Set exercise: Transcribe each line of the material as it is, and drop any picture.

====

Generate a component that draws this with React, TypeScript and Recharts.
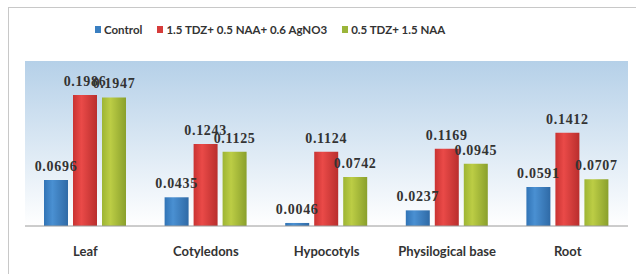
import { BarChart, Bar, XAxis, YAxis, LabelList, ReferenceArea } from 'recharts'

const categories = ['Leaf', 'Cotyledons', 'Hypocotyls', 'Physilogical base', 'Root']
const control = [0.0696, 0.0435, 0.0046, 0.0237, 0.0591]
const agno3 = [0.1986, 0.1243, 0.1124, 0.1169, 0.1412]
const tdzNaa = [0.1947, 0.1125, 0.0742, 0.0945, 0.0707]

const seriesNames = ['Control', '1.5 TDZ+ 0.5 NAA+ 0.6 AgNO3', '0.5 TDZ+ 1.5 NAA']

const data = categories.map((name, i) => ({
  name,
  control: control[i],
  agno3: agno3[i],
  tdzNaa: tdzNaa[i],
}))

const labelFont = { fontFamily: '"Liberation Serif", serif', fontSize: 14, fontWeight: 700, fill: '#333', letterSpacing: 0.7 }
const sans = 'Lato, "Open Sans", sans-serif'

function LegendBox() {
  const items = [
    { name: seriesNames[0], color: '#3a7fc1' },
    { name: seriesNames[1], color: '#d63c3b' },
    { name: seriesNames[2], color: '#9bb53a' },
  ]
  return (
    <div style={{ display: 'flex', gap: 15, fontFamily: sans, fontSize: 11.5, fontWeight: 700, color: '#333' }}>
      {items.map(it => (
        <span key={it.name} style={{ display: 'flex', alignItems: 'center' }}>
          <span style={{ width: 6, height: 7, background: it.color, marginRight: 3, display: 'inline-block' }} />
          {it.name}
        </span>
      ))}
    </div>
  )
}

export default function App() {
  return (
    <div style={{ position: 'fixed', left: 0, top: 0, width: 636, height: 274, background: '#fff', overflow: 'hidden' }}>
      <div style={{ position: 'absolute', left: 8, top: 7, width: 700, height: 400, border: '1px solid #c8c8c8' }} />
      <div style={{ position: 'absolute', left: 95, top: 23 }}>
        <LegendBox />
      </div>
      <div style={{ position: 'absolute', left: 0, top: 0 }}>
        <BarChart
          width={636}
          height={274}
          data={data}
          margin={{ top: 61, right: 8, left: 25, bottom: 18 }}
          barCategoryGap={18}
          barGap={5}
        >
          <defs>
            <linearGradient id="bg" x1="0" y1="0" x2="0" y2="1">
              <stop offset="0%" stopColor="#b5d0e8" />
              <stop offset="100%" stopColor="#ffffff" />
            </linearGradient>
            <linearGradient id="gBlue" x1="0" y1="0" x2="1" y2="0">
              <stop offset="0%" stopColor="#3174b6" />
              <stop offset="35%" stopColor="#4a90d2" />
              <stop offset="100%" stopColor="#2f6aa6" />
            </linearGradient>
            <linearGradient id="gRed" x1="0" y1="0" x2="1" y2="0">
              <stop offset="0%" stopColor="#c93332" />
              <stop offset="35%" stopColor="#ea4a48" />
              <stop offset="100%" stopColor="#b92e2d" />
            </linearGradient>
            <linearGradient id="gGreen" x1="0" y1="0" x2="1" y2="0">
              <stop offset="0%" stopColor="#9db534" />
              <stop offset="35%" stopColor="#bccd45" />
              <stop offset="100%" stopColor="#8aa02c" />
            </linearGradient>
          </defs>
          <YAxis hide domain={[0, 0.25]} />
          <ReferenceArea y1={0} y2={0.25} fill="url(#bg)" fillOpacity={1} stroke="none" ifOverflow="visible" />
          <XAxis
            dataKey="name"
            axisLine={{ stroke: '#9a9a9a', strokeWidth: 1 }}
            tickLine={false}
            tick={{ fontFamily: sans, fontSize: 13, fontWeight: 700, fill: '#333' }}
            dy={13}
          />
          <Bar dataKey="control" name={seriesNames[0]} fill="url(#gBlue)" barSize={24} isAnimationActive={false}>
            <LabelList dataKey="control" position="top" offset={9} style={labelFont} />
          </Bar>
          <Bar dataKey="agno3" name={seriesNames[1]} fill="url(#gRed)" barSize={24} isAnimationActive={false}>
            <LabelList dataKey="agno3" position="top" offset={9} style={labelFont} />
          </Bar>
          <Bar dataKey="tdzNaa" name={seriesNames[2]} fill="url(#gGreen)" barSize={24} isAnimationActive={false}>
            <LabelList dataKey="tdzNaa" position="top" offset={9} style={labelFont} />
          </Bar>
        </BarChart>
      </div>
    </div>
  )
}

====

Written reply:
Generate a component that draws this with React, TypeScript and Recharts.
import { BarChart, Bar, XAxis, YAxis, LabelList, ReferenceArea } from 'recharts'

const categories = ['Leaf', 'Cotyledons', 'Hypocotyls', 'Physilogical base', 'Root']
const control = [0.0696, 0.0435, 0.0046, 0.0237, 0.0591]
const agno3 = [0.1986, 0.1243, 0.1124, 0.1169, 0.1412]
const tdzNaa = [0.1947, 0.1125, 0.0742, 0.0945, 0.0707]

const seriesNames = ['Control', '1.5 TDZ+ 0.5 NAA+ 0.6 AgNO3', '0.5 TDZ+ 1.5 NAA']

const data = categories.map((name, i) => ({
  name,
  control: control[i],
  agno3: agno3[i],
  tdzNaa: tdzNaa[i],
}))

const labelFont = { fontFamily: '"Liberation Serif", serif', fontSize: 14, fontWeight: 700, fill: '#333', letterSpacing: 0.7 }
const sans = 'Lato, "Open Sans", sans-serif'

function LegendBox() {
  const items = [
    { name: seriesNames[0], color: '#3a7fc1' },
    { name: seriesNames[1], color: '#d63c3b' },
    { name: seriesNames[2], color: '#9bb53a' },
  ]
  return (
    <div style={{ display: 'flex', gap: 15, fontFamily: sans, fontSize: 11.5, fontWeight: 700, color: '#333' }}>
      {items.map(it => (
        <span key={it.name} style={{ display: 'flex', alignItems: 'center' }}>
          <span style={{ width: 6, height: 7, background: it.color, marginRight: 3, display: 'inline-block' }} />
          {it.name}
        </span>
      ))}
    </div>
  )
}

export default function App() {
  return (
    <div style={{ position: 'fixed', left: 0, top: 0, width: 636, height: 274, background: '#fff', overflow: 'hidden' }}>
      <div style={{ position: 'absolute', left: 8, top: 7, width: 700, height: 400, border: '1px solid #c8c8c8' }} />
      <div style={{ position: 'absolute', left: 95, top: 23 }}>
        <LegendBox />
      </div>
      <div style={{ position: 'absolute', left: 0, top: 0 }}>
        <BarChart
          width={636}
          height={274}
          data={data}
          margin={{ top: 61, right: 8, left: 25, bottom: 18 }}
          barCategoryGap={18}
          barGap={5}
        >
          <defs>
            <linearGradient id="bg" x1="0" y1="0" x2="0" y2="1">
              <stop offset="0%" stopColor="#b5d0e8" />
              <stop offset="100%" stopColor="#ffffff" />
            </linearGradient>
            <linearGradient id="gBlue" x1="0" y1="0" x2="1" y2="0">
              <stop offset="0%" stopColor="#3174b6" />
              <stop offset="35%" stopColor="#4a90d2" />
              <stop offset="100%" stopColor="#2f6aa6" />
            </linearGradient>
            <linearGradient id="gRed" x1="0" y1="0" x2="1" y2="0">
              <stop offset="0%" stopColor="#c93332" />
              <stop offset="35%" stopColor="#ea4a48" />
              <stop offset="100%" stopColor="#b92e2d" />
            </linearGradient>
            <linearGradient id="gGreen" x1="0" y1="0" x2="1" y2="0">
              <stop offset="0%" stopColor="#9db534" />
              <stop offset="35%" stopColor="#bccd45" />
              <stop offset="100%" stopColor="#8aa02c" />
            </linearGradient>
          </defs>
          <YAxis hide domain={[0, 0.25]} />
          <ReferenceArea y1={0} y2={0.25} fill="url(#bg)" fillOpacity={1} stroke="none" ifOverflow="visible" />
          <XAxis
            dataKey="name"
            axisLine={{ stroke: '#9a9a9a', strokeWidth: 1 }}
            tickLine={false}
            tick={{ fontFamily: sans, fontSize: 13, fontWeight: 700, fill: '#333' }}
            dy={13}
          />
          <Bar dataKey="control" name={seriesNames[0]} fill="url(#gBlue)" barSize={24} isAnimationActive={false}>
            <LabelList dataKey="control" position="top" offset={9} style={labelFont} />
          </Bar>
          <Bar dataKey="agno3" name={seriesNames[1]} fill="url(#gRed)" barSize={24} isAnimationActive={false}>
            <LabelList dataKey="agno3" position="top" offset={9} style={labelFont} />
          </Bar>
          <Bar dataKey="tdzNaa" name={seriesNames[2]} fill="url(#gGreen)" barSize={24} isAnimationActive={false}>
            <LabelList dataKey="tdzNaa" position="top" offset={9} style={labelFont} />
          </Bar>
        </BarChart>
      </div>
    </div>
  )
}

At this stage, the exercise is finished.